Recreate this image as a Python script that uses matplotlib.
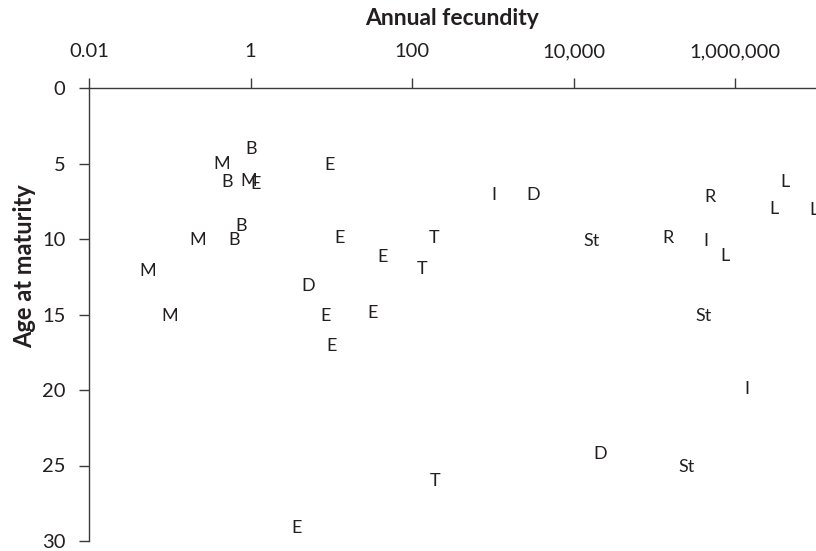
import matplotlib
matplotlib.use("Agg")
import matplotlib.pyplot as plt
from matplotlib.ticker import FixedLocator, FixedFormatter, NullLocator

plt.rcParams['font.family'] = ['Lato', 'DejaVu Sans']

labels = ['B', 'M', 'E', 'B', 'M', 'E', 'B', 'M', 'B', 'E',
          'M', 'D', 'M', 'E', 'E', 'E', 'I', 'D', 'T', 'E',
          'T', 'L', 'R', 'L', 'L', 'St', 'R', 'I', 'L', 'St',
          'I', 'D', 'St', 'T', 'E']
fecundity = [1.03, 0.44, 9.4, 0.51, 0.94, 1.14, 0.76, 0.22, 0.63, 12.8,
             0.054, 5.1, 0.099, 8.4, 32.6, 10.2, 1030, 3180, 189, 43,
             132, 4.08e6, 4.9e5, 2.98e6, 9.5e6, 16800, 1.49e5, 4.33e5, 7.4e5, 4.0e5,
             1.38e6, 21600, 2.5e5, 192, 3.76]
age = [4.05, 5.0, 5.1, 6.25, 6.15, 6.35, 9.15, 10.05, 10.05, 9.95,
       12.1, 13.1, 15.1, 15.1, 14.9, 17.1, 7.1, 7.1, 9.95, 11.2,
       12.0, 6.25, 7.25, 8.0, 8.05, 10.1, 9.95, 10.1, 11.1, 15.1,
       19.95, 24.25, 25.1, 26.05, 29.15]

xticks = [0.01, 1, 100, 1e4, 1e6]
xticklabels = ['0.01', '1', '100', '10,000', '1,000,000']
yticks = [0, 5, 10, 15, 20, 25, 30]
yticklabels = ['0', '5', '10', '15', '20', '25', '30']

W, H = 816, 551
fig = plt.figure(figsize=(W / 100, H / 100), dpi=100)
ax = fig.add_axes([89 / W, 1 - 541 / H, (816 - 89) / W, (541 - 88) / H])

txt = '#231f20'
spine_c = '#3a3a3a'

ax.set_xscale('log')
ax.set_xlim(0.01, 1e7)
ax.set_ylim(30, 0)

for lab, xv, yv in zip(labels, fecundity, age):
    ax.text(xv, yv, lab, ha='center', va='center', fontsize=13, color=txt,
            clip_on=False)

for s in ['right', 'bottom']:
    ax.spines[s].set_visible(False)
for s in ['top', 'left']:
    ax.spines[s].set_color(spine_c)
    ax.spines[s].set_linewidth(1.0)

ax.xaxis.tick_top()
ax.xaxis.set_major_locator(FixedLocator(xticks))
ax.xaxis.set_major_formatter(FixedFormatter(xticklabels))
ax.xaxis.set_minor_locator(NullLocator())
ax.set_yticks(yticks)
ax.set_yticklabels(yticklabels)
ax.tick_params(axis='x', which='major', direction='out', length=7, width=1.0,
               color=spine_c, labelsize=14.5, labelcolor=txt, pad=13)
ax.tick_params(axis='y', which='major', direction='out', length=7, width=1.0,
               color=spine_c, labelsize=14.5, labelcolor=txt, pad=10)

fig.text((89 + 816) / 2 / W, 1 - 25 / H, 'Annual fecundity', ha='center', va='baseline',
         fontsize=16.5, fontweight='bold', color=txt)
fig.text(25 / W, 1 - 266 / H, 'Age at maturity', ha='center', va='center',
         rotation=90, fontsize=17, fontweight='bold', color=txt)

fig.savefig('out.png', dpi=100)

--

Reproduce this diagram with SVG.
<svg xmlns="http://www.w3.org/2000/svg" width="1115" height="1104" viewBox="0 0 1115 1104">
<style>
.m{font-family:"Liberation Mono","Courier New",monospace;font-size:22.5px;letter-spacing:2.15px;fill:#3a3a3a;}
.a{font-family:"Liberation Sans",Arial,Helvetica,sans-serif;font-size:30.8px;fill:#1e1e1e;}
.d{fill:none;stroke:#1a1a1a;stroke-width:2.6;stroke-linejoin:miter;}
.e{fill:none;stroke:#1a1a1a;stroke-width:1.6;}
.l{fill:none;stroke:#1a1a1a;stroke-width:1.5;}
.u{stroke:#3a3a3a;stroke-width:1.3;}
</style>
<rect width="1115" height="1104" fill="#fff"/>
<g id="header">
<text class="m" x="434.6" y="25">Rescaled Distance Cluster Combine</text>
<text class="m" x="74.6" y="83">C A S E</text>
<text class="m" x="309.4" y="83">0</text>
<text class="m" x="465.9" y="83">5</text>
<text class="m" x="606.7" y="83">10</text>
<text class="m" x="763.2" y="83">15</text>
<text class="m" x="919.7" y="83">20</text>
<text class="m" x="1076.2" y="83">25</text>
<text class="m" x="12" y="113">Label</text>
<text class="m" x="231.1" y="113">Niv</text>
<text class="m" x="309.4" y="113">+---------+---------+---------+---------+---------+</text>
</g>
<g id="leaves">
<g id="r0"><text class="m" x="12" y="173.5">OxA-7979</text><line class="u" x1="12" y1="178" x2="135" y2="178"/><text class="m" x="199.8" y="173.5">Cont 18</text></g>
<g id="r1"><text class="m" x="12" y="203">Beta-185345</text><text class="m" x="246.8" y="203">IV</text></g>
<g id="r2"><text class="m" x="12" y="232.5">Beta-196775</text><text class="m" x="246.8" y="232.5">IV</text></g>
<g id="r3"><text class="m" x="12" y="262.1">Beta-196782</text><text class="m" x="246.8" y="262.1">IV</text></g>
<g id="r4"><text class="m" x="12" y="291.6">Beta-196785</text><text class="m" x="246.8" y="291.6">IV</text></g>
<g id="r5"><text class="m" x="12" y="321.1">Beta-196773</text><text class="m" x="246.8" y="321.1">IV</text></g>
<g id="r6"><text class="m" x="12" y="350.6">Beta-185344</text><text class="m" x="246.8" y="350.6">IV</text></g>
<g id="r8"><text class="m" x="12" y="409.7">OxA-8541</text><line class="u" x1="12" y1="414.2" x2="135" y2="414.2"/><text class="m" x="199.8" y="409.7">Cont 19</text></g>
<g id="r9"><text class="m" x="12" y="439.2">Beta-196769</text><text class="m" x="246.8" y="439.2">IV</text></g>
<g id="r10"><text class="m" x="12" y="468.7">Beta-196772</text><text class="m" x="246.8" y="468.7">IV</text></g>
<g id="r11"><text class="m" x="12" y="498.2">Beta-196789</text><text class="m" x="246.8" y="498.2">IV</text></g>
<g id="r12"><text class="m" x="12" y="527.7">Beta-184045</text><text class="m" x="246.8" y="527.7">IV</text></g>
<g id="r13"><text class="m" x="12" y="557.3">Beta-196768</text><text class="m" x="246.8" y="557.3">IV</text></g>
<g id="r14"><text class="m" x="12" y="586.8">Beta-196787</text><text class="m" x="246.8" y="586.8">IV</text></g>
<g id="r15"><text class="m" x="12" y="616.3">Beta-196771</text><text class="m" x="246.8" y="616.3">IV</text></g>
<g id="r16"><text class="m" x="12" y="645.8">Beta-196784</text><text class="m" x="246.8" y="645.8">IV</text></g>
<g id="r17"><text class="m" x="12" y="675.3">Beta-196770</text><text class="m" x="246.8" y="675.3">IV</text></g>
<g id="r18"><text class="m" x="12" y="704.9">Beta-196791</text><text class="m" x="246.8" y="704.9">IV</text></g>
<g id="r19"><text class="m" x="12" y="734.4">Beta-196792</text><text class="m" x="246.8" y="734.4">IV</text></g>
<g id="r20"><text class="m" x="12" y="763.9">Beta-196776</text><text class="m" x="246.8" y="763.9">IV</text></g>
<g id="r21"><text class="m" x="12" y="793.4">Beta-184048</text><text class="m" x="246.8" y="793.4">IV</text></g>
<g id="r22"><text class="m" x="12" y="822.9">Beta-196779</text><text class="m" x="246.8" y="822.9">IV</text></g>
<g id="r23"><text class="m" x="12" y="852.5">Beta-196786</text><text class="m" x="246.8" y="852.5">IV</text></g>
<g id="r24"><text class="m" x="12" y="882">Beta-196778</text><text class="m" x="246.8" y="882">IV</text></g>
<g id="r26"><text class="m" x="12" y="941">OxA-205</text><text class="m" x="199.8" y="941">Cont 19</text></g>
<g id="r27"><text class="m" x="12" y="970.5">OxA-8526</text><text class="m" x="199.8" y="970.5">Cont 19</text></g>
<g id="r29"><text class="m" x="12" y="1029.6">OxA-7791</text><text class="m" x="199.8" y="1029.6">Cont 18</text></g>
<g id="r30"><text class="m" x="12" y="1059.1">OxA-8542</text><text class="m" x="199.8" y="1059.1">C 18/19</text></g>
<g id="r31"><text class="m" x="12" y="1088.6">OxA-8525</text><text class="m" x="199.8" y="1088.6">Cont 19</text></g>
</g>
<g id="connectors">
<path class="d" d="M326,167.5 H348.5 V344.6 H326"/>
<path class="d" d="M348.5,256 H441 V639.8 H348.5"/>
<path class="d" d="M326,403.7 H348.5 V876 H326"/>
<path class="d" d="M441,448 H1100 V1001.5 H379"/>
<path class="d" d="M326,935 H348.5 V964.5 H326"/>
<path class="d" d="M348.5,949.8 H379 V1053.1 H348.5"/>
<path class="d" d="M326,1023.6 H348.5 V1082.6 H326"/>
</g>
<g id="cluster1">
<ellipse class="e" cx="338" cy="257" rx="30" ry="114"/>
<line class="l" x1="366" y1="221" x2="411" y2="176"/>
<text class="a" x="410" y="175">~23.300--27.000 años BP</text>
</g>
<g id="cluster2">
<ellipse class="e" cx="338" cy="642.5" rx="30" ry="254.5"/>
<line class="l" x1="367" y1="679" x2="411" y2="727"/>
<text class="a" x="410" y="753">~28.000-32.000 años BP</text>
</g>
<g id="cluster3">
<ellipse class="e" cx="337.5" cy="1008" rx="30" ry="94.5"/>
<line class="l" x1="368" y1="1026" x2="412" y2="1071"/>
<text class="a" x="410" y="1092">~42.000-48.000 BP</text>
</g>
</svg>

---

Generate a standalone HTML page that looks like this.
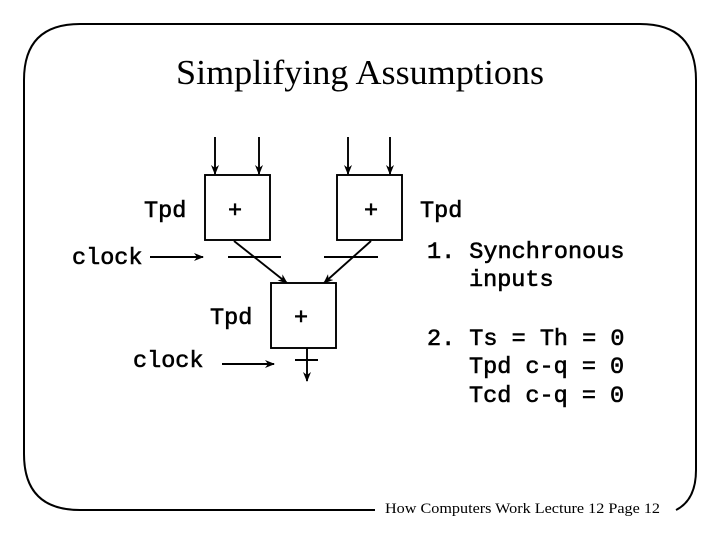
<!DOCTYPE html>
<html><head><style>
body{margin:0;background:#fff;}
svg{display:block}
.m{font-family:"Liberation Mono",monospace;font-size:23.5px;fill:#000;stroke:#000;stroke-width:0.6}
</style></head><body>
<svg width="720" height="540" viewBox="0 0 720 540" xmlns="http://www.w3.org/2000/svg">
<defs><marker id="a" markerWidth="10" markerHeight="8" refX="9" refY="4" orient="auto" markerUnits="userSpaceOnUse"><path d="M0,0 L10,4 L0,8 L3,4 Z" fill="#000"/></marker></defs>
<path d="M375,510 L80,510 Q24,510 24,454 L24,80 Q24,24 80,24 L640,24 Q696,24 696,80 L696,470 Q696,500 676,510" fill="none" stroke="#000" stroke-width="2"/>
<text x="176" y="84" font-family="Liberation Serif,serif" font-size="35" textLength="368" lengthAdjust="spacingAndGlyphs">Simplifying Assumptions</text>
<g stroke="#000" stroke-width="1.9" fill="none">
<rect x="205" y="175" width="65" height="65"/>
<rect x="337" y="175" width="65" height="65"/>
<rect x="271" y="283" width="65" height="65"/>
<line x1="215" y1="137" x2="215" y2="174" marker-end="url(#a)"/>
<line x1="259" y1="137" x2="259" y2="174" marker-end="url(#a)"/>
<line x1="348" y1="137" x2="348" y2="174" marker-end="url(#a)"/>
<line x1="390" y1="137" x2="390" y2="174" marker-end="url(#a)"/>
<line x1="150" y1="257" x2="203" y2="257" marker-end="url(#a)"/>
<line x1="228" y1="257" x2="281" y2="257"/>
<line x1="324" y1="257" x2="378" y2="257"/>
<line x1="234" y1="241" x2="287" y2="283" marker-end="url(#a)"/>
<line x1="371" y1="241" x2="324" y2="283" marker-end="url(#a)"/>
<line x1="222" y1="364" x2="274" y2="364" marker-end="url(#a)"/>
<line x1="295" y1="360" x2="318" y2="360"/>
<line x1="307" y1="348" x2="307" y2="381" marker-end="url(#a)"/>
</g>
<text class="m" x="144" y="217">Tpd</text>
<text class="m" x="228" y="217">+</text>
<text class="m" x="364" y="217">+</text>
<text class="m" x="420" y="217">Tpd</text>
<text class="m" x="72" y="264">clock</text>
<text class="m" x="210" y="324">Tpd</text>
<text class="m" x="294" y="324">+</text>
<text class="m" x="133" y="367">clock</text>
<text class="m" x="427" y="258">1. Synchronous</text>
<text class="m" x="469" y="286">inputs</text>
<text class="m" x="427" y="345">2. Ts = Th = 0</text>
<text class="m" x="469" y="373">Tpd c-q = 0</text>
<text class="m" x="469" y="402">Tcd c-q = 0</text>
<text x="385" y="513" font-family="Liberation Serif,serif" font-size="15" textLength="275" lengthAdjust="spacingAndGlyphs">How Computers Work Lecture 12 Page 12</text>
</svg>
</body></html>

● Aim:
Your task is to retype exactly the lines from the one containing "Recreate this image" through the one containing "ax.spines[s].set_linewidth(1.0)", leaving every picture out.

● Written response:
Recreate this image as a Python script that uses matplotlib.
import matplotlib
matplotlib.use("Agg")
import matplotlib.pyplot as plt
from matplotlib.ticker import FixedLocator, FixedFormatter, NullLocator

plt.rcParams['font.family'] = ['Lato', 'DejaVu Sans']

labels = ['B', 'M', 'E', 'B', 'M', 'E', 'B', 'M', 'B', 'E',
          'M', 'D', 'M', 'E', 'E', 'E', 'I', 'D', 'T', 'E',
          'T', 'L', 'R', 'L', 'L', 'St', 'R', 'I', 'L', 'St',
          'I', 'D', 'St', 'T', 'E']
fecundity = [1.03, 0.44, 9.4, 0.51, 0.94, 1.14, 0.76, 0.22, 0.63, 12.8,
             0.054, 5.1, 0.099, 8.4, 32.6, 10.2, 1030, 3180, 189, 43,
             132, 4.08e6, 4.9e5, 2.98e6, 9.5e6, 16800, 1.49e5, 4.33e5, 7.4e5, 4.0e5,
             1.38e6, 21600, 2.5e5, 192, 3.76]
age = [4.05, 5.0, 5.1, 6.25, 6.15, 6.35, 9.15, 10.05, 10.05, 9.95,
       12.1, 13.1, 15.1, 15.1, 14.9, 17.1, 7.1, 7.1, 9.95, 11.2,
       12.0, 6.25, 7.25, 8.0, 8.05, 10.1, 9.95, 10.1, 11.1, 15.1,
       19.95, 24.25, 25.1, 26.05, 29.15]

xticks = [0.01, 1, 100, 1e4, 1e6]
xticklabels = ['0.01', '1', '100', '10,000', '1,000,000']
yticks = [0, 5, 10, 15, 20, 25, 30]
yticklabels = ['0', '5', '10', '15', '20', '25', '30']

W, H = 816, 551
fig = plt.figure(figsize=(W / 100, H / 100), dpi=100)
ax = fig.add_axes([89 / W, 1 - 541 / H, (816 - 89) / W, (541 - 88) / H])

txt = '#231f20'
spine_c = '#3a3a3a'

ax.set_xscale('log')
ax.set_xlim(0.01, 1e7)
ax.set_ylim(30, 0)

for lab, xv, yv in zip(labels, fecundity, age):
    ax.text(xv, yv, lab, ha='center', va='center', fontsize=13, color=txt,
            clip_on=False)

for s in ['right', 'bottom']:
    ax.spines[s].set_visible(False)
for s in ['top', 'left']:
    ax.spines[s].set_color(spine_c)
    ax.spines[s].set_linewidth(1.0)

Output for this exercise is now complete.